После первого допроса Самуила перевели в общую огромную камеру на сто пятьдесят человек на третьем этаже, значилась она под номером четыреста двадцать седьмым. Смрад и шум там стояли ужасающие, выбитые окошки впускали облачка морозного воздуха, но не приносили облегчения. Пищу сюда подавали исправно, но она была по-прежнему скудной серой баландой, сваренной неизвестно из каких продуктов, и напоминала скорее клейстер.
Спустя дней десять товарищ Везенер вызвал Самуила еще раз. Повторилась уже привычная процедура.
– Самуил Ермолаевич, надеюсь, вы подумали в своей новой камере и готовы сотрудничать. Итак, вы признаете эпизод укрывательства раненого белогвардейца осенью 1918 года?
– Товарищ Везенер, не признаю, – кротко ответил Самуил.
– Ладно, положим, это действительно был тифозный племянник или кто он вам там. У нас есть и другие свидетельства вашей контрреволюционной деятельности. В конце того же года вы открыто осуждали казнь последнего российского императора Николая Романова. Это вы подтверждаете?
Самуил задумался о том, как ему отвечать. Сейчас происходящее хоть как-то стало напоминать знакомые ему разбирательства. И, прикинув что-то в уме, он кратко ответил:
– Да, подтверждаю, осуждал.
– Чем же, по-вашему, так хорош этот Николай? – Впервые на лице Везенера появилась глумливая улыбка. – Неужто кровавой Ходынкой? Или погромами? Или карателями? А?
– Так мы всю жизнь, товарищ Везенер, жили, Божьей милостию, под царями. Как же это принять – казнь государя? Пусть и отрекшегося, пусть и бывшего.
– А может, не такая уж она и милость была?

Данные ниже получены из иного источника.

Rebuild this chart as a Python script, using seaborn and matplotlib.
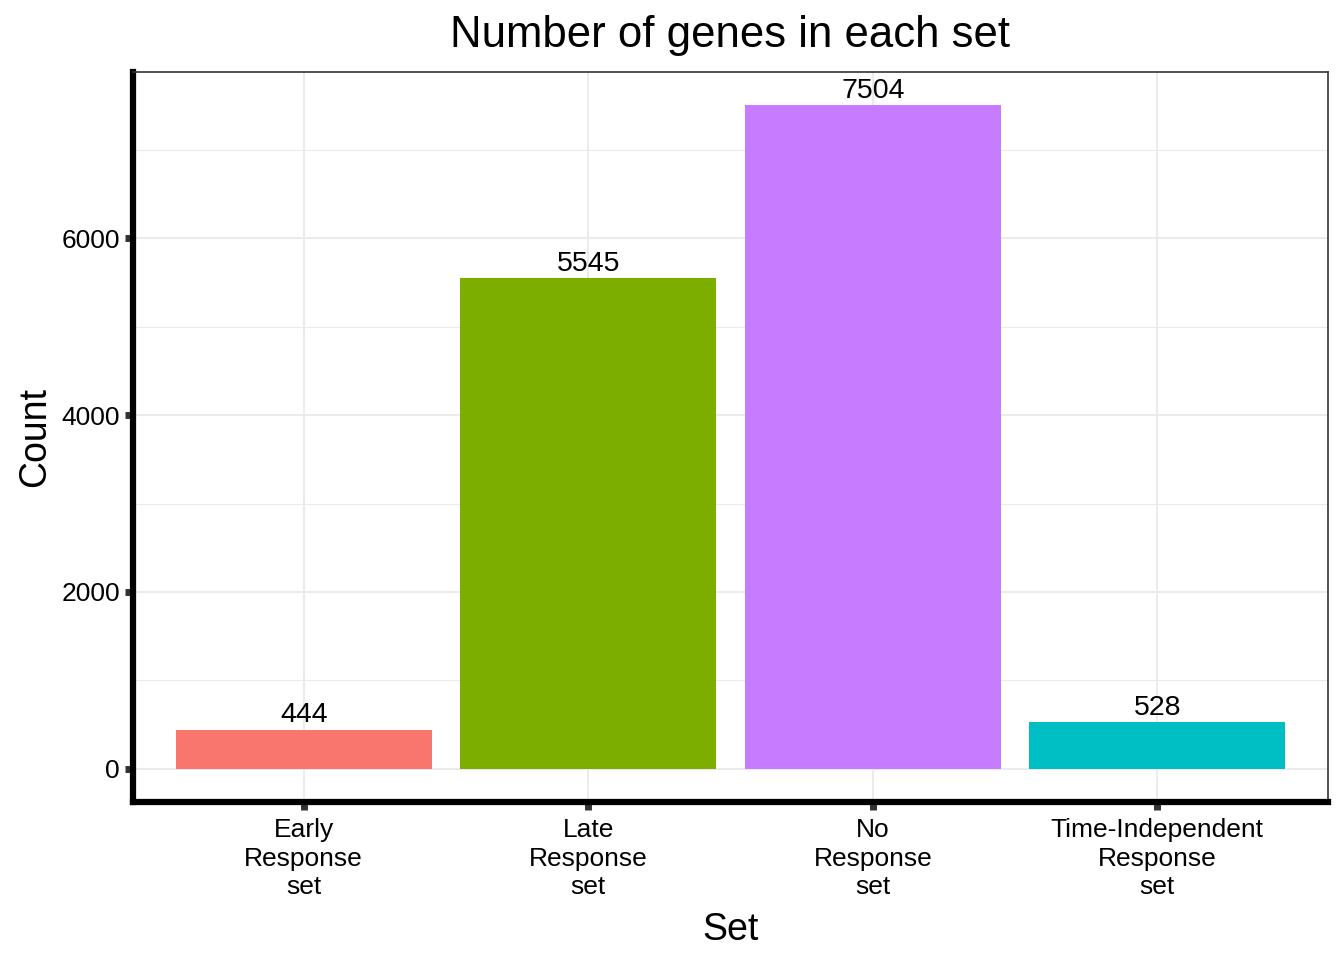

Кровавые упыри и вурдалаки эти ваши цари-императоры. И поделом!
Самуил заплакал. Не царя ему было жаль, а невинных царевен и мальчика, и без того измученного болезнью и проклятым Гришкой. Везенер, намеревавшийся снова ударить по щеке арестанта, опешил.
– Отчего же вы плачете?
Но Самуил не отвечал, ходуном ходили исхудавшие плечи под грязной рубашкой. На этом допрос был прекращен.